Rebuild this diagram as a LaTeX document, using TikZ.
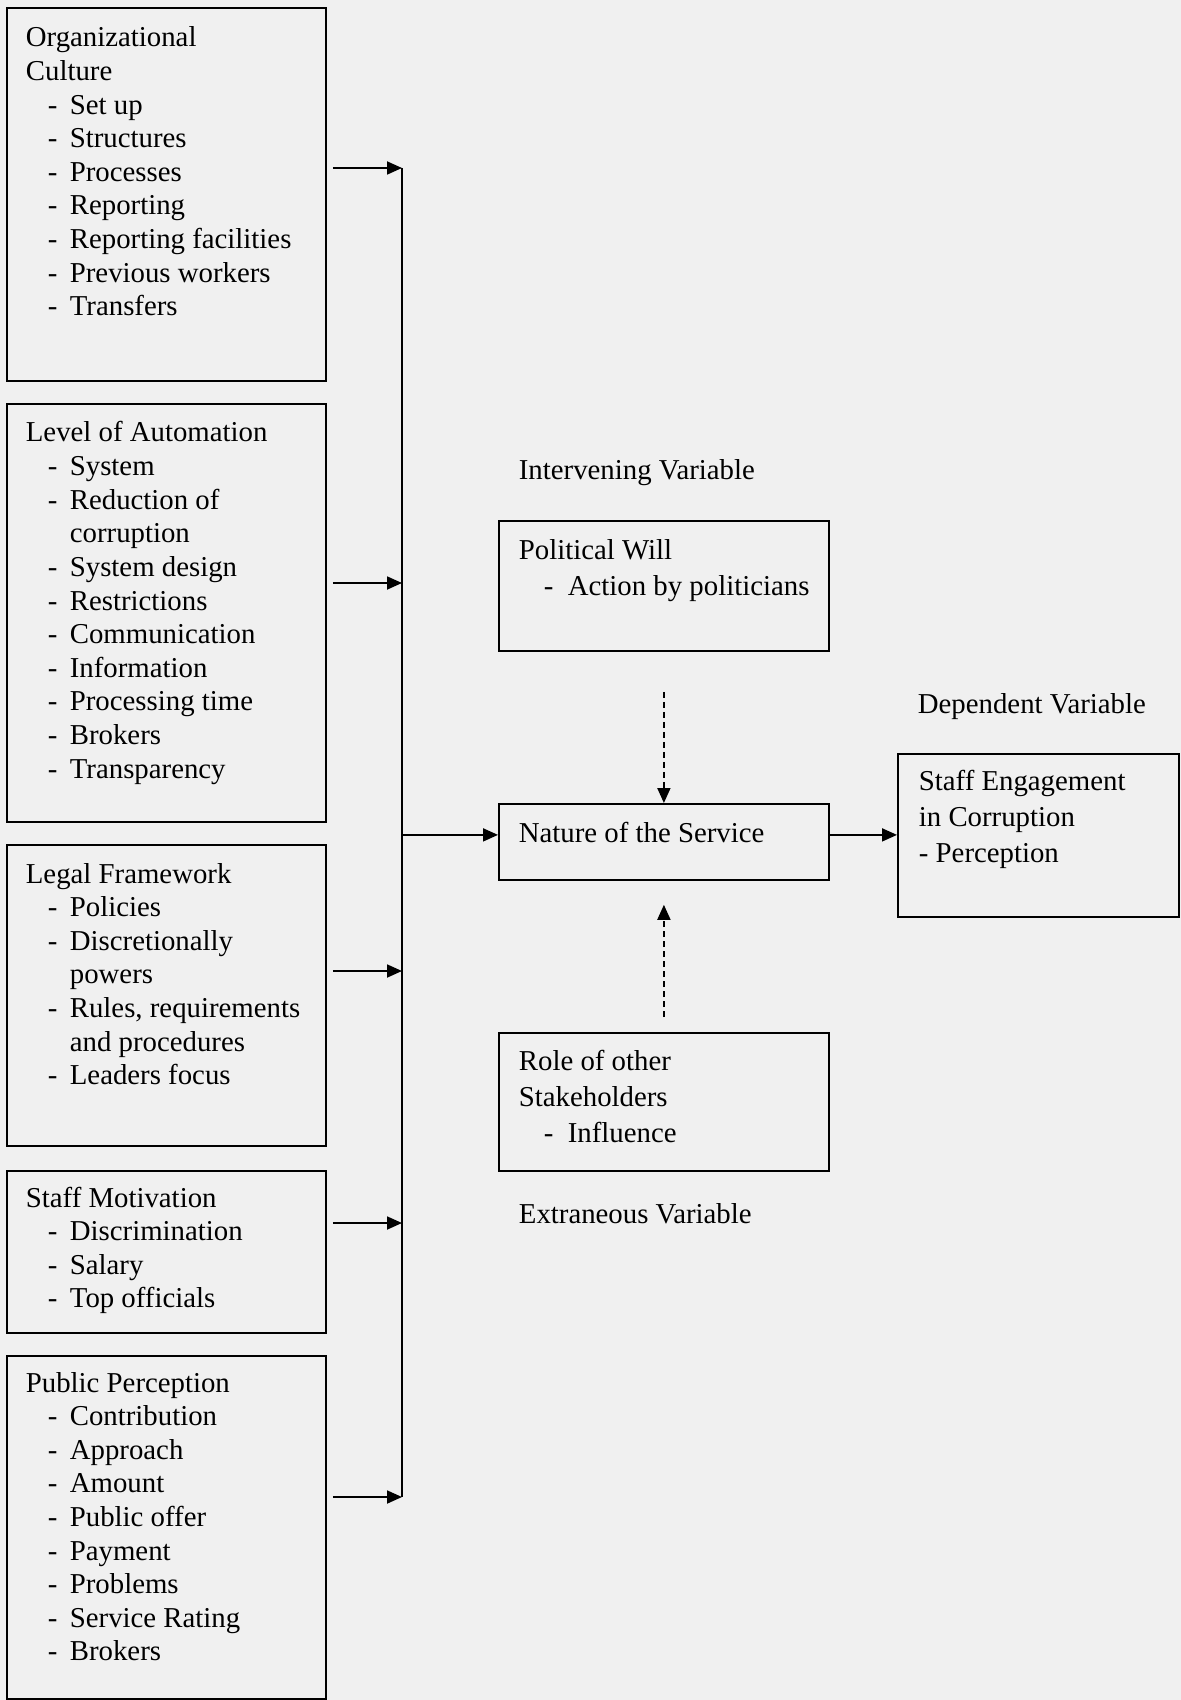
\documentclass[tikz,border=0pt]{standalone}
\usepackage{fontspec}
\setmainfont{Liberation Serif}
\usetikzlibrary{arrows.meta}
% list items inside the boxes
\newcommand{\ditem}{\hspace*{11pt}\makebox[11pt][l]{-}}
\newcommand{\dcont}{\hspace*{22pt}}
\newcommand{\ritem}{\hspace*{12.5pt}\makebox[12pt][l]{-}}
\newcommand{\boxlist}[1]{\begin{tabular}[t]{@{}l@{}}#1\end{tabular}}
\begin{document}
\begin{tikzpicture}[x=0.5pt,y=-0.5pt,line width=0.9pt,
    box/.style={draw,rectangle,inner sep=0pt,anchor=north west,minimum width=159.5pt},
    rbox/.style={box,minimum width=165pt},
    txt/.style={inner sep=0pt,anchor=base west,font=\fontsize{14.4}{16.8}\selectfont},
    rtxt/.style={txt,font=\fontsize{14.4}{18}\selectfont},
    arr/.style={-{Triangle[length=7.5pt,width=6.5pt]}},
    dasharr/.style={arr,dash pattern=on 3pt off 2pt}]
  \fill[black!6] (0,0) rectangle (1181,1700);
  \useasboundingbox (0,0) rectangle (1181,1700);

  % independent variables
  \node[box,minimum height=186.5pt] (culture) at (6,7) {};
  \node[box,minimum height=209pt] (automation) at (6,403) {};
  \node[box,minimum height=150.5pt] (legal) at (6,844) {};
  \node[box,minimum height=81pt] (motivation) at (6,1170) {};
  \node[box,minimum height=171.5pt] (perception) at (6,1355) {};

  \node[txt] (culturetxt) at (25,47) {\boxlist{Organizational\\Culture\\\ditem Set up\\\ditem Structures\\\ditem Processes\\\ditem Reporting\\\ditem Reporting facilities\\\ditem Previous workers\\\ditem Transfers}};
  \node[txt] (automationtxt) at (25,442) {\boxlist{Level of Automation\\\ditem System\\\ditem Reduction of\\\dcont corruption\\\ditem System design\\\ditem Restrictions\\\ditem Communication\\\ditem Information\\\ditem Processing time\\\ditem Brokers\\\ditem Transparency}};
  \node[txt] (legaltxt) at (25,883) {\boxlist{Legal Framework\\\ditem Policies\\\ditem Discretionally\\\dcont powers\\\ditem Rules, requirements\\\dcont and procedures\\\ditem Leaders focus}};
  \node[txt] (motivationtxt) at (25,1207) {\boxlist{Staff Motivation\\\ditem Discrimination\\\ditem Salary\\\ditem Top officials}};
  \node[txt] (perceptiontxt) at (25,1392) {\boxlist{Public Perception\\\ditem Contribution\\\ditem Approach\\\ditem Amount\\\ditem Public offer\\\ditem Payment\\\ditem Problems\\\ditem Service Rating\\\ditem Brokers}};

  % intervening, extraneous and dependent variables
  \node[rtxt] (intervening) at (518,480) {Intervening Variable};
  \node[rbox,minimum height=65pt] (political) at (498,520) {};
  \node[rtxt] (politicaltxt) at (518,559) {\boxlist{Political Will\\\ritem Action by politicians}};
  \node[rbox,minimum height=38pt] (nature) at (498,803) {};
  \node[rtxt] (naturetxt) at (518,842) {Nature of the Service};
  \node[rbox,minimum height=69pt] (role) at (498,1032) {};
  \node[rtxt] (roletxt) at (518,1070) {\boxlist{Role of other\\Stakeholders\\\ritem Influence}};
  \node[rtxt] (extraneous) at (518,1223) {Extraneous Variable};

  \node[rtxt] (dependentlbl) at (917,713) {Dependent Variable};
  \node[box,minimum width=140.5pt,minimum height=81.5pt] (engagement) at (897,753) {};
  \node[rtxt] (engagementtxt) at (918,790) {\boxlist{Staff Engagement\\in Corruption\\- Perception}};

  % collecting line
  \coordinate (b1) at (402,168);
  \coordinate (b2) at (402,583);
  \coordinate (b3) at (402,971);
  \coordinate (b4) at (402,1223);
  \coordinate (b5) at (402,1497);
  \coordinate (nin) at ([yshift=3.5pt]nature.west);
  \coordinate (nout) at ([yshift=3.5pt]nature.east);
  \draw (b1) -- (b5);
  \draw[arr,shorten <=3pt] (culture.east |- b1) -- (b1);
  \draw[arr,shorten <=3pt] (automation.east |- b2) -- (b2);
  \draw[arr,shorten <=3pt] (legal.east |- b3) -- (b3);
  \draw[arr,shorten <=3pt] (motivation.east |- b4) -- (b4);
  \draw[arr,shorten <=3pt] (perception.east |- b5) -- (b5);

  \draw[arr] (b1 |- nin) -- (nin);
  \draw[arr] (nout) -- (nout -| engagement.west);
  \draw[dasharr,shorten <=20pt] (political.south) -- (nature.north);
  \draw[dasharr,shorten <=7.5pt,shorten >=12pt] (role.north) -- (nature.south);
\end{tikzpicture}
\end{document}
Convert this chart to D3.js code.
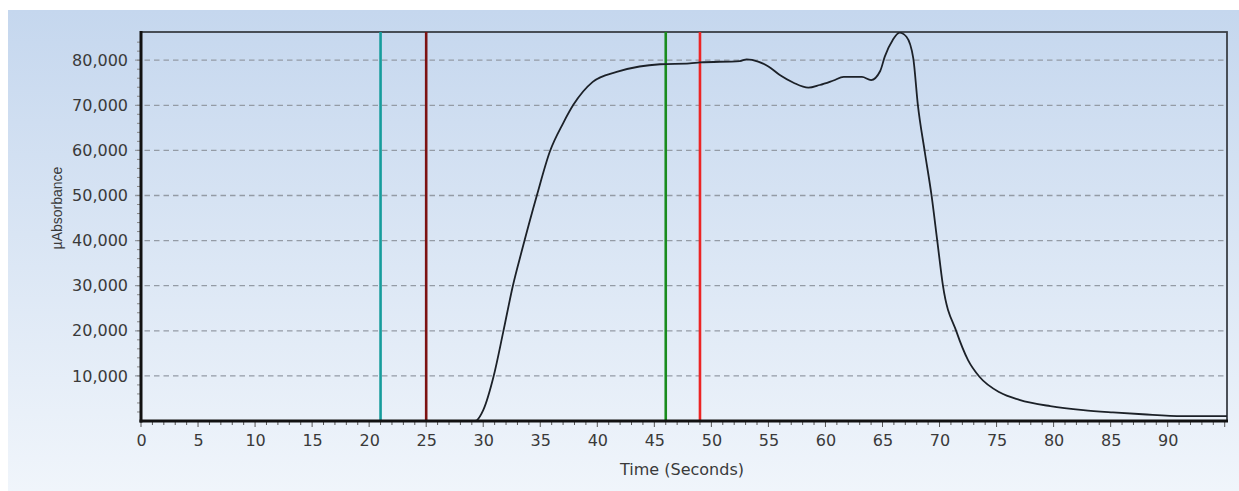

=======

### Task requirements
Extract the lines exactly, please: the first line of the listing, the line with "height=171.5pt] (perception) at", and every line between them, but no pictures.

### Final answer
Rebuild this diagram as a LaTeX document, using TikZ.
\documentclass[tikz,border=0pt]{standalone}
\usepackage{fontspec}
\setmainfont{Liberation Serif}
\usetikzlibrary{arrows.meta}
% list items inside the boxes
\newcommand{\ditem}{\hspace*{11pt}\makebox[11pt][l]{-}}
\newcommand{\dcont}{\hspace*{22pt}}
\newcommand{\ritem}{\hspace*{12.5pt}\makebox[12pt][l]{-}}
\newcommand{\boxlist}[1]{\begin{tabular}[t]{@{}l@{}}#1\end{tabular}}
\begin{document}
\begin{tikzpicture}[x=0.5pt,y=-0.5pt,line width=0.9pt,
    box/.style={draw,rectangle,inner sep=0pt,anchor=north west,minimum width=159.5pt},
    rbox/.style={box,minimum width=165pt},
    txt/.style={inner sep=0pt,anchor=base west,font=\fontsize{14.4}{16.8}\selectfont},
    rtxt/.style={txt,font=\fontsize{14.4}{18}\selectfont},
    arr/.style={-{Triangle[length=7.5pt,width=6.5pt]}},
    dasharr/.style={arr,dash pattern=on 3pt off 2pt}]
  \fill[black!6] (0,0) rectangle (1181,1700);
  \useasboundingbox (0,0) rectangle (1181,1700);

  % independent variables
  \node[box,minimum height=186.5pt] (culture) at (6,7) {};
  \node[box,minimum height=209pt] (automation) at (6,403) {};
  \node[box,minimum height=150.5pt] (legal) at (6,844) {};
  \node[box,minimum height=81pt] (motivation) at (6,1170) {};
  \node[box,minimum height=171.5pt] (perception) at (6,1355) {};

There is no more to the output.